## Short problem
Everything in the data should be repeated exactly, save for the images.
# # # #
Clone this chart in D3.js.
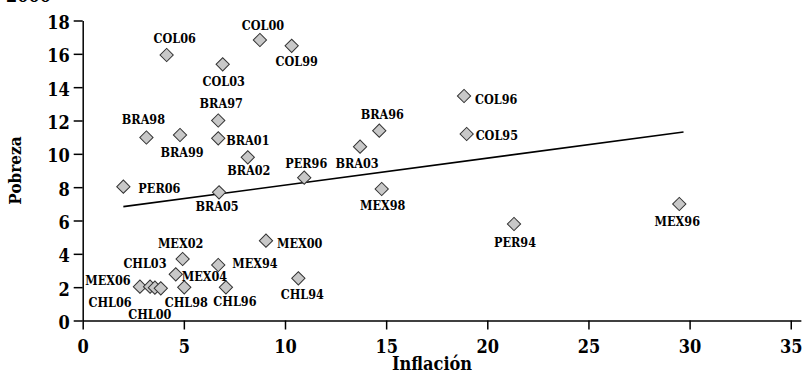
<!DOCTYPE html>
<html><head><meta charset="utf-8">
<script src="https://cdn.jsdelivr.net/npm/d3@7"></script>
<style>
html,body{margin:0;padding:0;background:#fff;}
svg{display:block;}
text{font-family:"DejaVu Serif Condensed","DejaVu Serif",serif;font-weight:bold;font-stretch:condensed;fill:#000;}
</style></head><body>
<svg id="c" width="803" height="380"></svg>
<script>
// ---- data ----
const names = ["COL06","COL03","COL00","COL99","BRA97","BRA01","BRA99","BRA98","BRA02","PER96","BRA05","BRA03","BRA96","MEX98","COL96","COL95","PER94","MEX96","PER06","MEX00","MEX02","MEX94","MEX04","CHL96","CHL98","CHL94","CHL03","CHL06","MEX06","CHL00"];
const inflacion = [4.15,6.92,8.76,10.33,6.70,6.70,4.81,3.15,8.16,10.95,6.74,13.71,14.66,14.78,18.85,18.98,21.32,29.49,2.01,9.06,4.94,6.70,4.60,7.08,5.02,10.66,2.83,3.33,3.57,3.86];
const pobreza   = [15.93,15.37,16.83,16.48,12.0,10.93,11.13,10.98,9.79,8.57,7.69,10.43,11.39,7.89,13.47,11.19,5.79,6.99,8.03,4.79,3.69,3.33,2.77,1.99,1.99,2.53,2.03,2.03,1.97,1.93];
const xTicks = [0,5,10,15,20,25,30,35];
const yTicks = [0,2,4,6,8,10,12,14,16,18];
const trendX = [2.01, 29.7];
const trendY = [6.83, 11.31];
const xTitle = "Inflación", yTitle = "Pobreza", cornerText = "2000";

// ---- label placement (pixel offsets from marker: dx, dy, anchor) ----
const labelPos = {
  COL06:[8,-16,"middle"], COL03:[1,17,"middle"], COL00:[3,-14,"middle"], COL99:[5,16,"middle"],
  BRA97:[3,-17,"middle"], BRA01:[8,2,"start"], BRA99:[2,18,"middle"], BRA98:[-3,-18,"middle"],
  BRA02:[1,13,"middle"], PER96:[2,-14,"middle"], BRA05:[-2,14,"middle"], BRA03:[-3,17,"middle"],
  BRA96:[3,-16,"middle"], MEX98:[1,17,"middle"], COL96:[11,4,"start"], COL95:[9,2,"start"],
  PER94:[1,19,"middle"], MEX96:[-2,18,"middle"], PER06:[15,2,"start"], MEX00:[11,3,"start"],
  MEX02:[-2,-15,"middle"], MEX94:[14,-1,"start"], MEX04:[6,2,"start"], CHL96:[9,14,"middle"],
  CHL98:[2,15,"middle"], CHL94:[4,16,"middle"], CHL03:[5,-23,"middle"], CHL06:[-40,16,"middle"],
  MEX06:[-47,-7,"middle"], CHL00:[-11,26,"middle"]
};

const svg = d3.select("#c");
const x = d3.scaleLinear().domain([0,35.5]).range([82.7, 82.7+35.5*20.23]);
const y = d3.scaleLinear().domain([0,18]).range([320.5, 20.5]);

// axes
const xAxis = svg.append("g").attr("transform",`translate(0,${y(0)})`)
  .call(d3.axisBottom(x).tickValues(xTicks).tickSize(9).tickSizeOuter(0).tickPadding(7));
const yAxis = svg.append("g").attr("transform",`translate(${x(0)},0)`)
  .call(d3.axisLeft(y).tickValues(yTicks).tickSize(9).tickSizeOuter(0).tickPadding(4));
[xAxis,yAxis].forEach(g=>{
  g.select(".domain").attr("stroke","#000").attr("stroke-width",1.5);
  g.selectAll(".tick line").attr("stroke","#000").attr("stroke-width",1.5);
  g.selectAll(".tick text").attr("font-size",18).attr("font-family",null).attr("fill","#000");
});
xAxis.selectAll(".tick text").attr("dy","0.92em");
yAxis.selectAll(".tick text").attr("dy","0.45em");

// trend line
svg.append("line")
  .attr("x1",x(trendX[0])).attr("y1",y(trendY[0]))
  .attr("x2",x(trendX[1])).attr("y2",y(trendY[1]))
  .attr("stroke","#000").attr("stroke-width",1.6);

// points
const pts = names.map((n,i)=>({n, x:inflacion[i], y:pobreza[i]}));
const sym = d3.symbol().type(d3.symbolSquare).size(88);
svg.append("g").selectAll("path").data(pts).join("path")
  .attr("d",sym)
  .attr("transform",d=>`translate(${x(d.x)},${y(d.y)}) rotate(45)`)
  .attr("fill","#c8c8c8").attr("stroke","#333").attr("stroke-width",1);

// labels
svg.append("g").selectAll("text").data(pts).join("text")
  .attr("x",d=>x(d.x)+labelPos[d.n][0])
  .attr("y",d=>y(d.y)+labelPos[d.n][1])
  .attr("text-anchor",d=>labelPos[d.n][2])
  .attr("dy","0.35em")
  .attr("font-size",12.5)
  .text(d=>d.n);

// titles
svg.append("text").attr("x",432).attr("y",370).attr("text-anchor","middle")
  .attr("font-size",18).style("font-stretch","normal").text(xTitle);
svg.append("text").attr("transform",`translate(21,${(y(0)+y(18))/2}) rotate(-90)`)
  .attr("text-anchor","middle").attr("font-size",17).style("font-stretch","normal").text(yTitle);
svg.append("text").attr("x",6).attr("y",2).attr("font-size",18).text(cornerText);
</script></body></html>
# # # #
## Answer to the problem
Clone this chart in D3.js.
<!DOCTYPE html>
<html><head><meta charset="utf-8">
<script src="https://cdn.jsdelivr.net/npm/d3@7"></script>
<style>
html,body{margin:0;padding:0;background:#fff;}
svg{display:block;}
text{font-family:"DejaVu Serif Condensed","DejaVu Serif",serif;font-weight:bold;font-stretch:condensed;fill:#000;}
</style></head><body>
<svg id="c" width="803" height="380"></svg>
<script>
// ---- data ----
const names = ["COL06","COL03","COL00","COL99","BRA97","BRA01","BRA99","BRA98","BRA02","PER96","BRA05","BRA03","BRA96","MEX98","COL96","COL95","PER94","MEX96","PER06","MEX00","MEX02","MEX94","MEX04","CHL96","CHL98","CHL94","CHL03","CHL06","MEX06","CHL00"];
const inflacion = [4.15,6.92,8.76,10.33,6.70,6.70,4.81,3.15,8.16,10.95,6.74,13.71,14.66,14.78,18.85,18.98,21.32,29.49,2.01,9.06,4.94,6.70,4.60,7.08,5.02,10.66,2.83,3.33,3.57,3.86];
const pobreza   = [15.93,15.37,16.83,16.48,12.0,10.93,11.13,10.98,9.79,8.57,7.69,10.43,11.39,7.89,13.47,11.19,5.79,6.99,8.03,4.79,3.69,3.33,2.77,1.99,1.99,2.53,2.03,2.03,1.97,1.93];
const xTicks = [0,5,10,15,20,25,30,35];
const yTicks = [0,2,4,6,8,10,12,14,16,18];
const trendX = [2.01, 29.7];
const trendY = [6.83, 11.31];
const xTitle = "Inflación", yTitle = "Pobreza", cornerText = "2000";

// ---- label placement (pixel offsets from marker: dx, dy, anchor) ----
const labelPos = {
  COL06:[8,-16,"middle"], COL03:[1,17,"middle"], COL00:[3,-14,"middle"], COL99:[5,16,"middle"],
  BRA97:[3,-17,"middle"], BRA01:[8,2,"start"], BRA99:[2,18,"middle"], BRA98:[-3,-18,"middle"],
  BRA02:[1,13,"middle"], PER96:[2,-14,"middle"], BRA05:[-2,14,"middle"], BRA03:[-3,17,"middle"],
  BRA96:[3,-16,"middle"], MEX98:[1,17,"middle"], COL96:[11,4,"start"], COL95:[9,2,"start"],
  PER94:[1,19,"middle"], MEX96:[-2,18,"middle"], PER06:[15,2,"start"], MEX00:[11,3,"start"],
  MEX02:[-2,-15,"middle"], MEX94:[14,-1,"start"], MEX04:[6,2,"start"], CHL96:[9,14,"middle"],
  CHL98:[2,15,"middle"], CHL94:[4,16,"middle"], CHL03:[5,-23,"middle"], CHL06:[-40,16,"middle"],
  MEX06:[-47,-7,"middle"], CHL00:[-11,26,"middle"]
};

const svg = d3.select("#c");
const x = d3.scaleLinear().domain([0,35.5]).range([82.7, 82.7+35.5*20.23]);
const y = d3.scaleLinear().domain([0,18]).range([320.5, 20.5]);

// axes
const xAxis = svg.append("g").attr("transform",`translate(0,${y(0)})`)
  .call(d3.axisBottom(x).tickValues(xTicks).tickSize(9).tickSizeOuter(0).tickPadding(7));
const yAxis = svg.append("g").attr("transform",`translate(${x(0)},0)`)
  .call(d3.axisLeft(y).tickValues(yTicks).tickSize(9).tickSizeOuter(0).tickPadding(4));
[xAxis,yAxis].forEach(g=>{
  g.select(".domain").attr("stroke","#000").attr("stroke-width",1.5);
  g.selectAll(".tick line").attr("stroke","#000").attr("stroke-width",1.5);
  g.selectAll(".tick text").attr("font-size",18).attr("font-family",null).attr("fill","#000");
});
xAxis.selectAll(".tick text").attr("dy","0.92em");
yAxis.selectAll(".tick text").attr("dy","0.45em");

// trend line
svg.append("line")
  .attr("x1",x(trendX[0])).attr("y1",y(trendY[0]))
  .attr("x2",x(trendX[1])).attr("y2",y(trendY[1]))
  .attr("stroke","#000").attr("stroke-width",1.6);

// points
const pts = names.map((n,i)=>({n, x:inflacion[i], y:pobreza[i]}));
const sym = d3.symbol().type(d3.symbolSquare).size(88);
svg.append("g").selectAll("path").data(pts).join("path")
  .attr("d",sym)
  .attr("transform",d=>`translate(${x(d.x)},${y(d.y)}) rotate(45)`)
  .attr("fill","#c8c8c8").attr("stroke","#333").attr("stroke-width",1);

// labels
svg.append("g").selectAll("text").data(pts).join("text")
  .attr("x",d=>x(d.x)+labelPos[d.n][0])
  .attr("y",d=>y(d.y)+labelPos[d.n][1])
  .attr("text-anchor",d=>labelPos[d.n][2])
  .attr("dy","0.35em")
  .attr("font-size",12.5)
  .text(d=>d.n);

// titles
svg.append("text").attr("x",432).attr("y",370).attr("text-anchor","middle")
  .attr("font-size",18).style("font-stretch","normal").text(xTitle);
svg.append("text").attr("transform",`translate(21,${(y(0)+y(18))/2}) rotate(-90)`)
  .attr("text-anchor","middle").attr("font-size",17).style("font-stretch","normal").text(yTitle);
svg.append("text").attr("x",6).attr("y",2).attr("font-size",18).text(cornerText);
</script></body></html>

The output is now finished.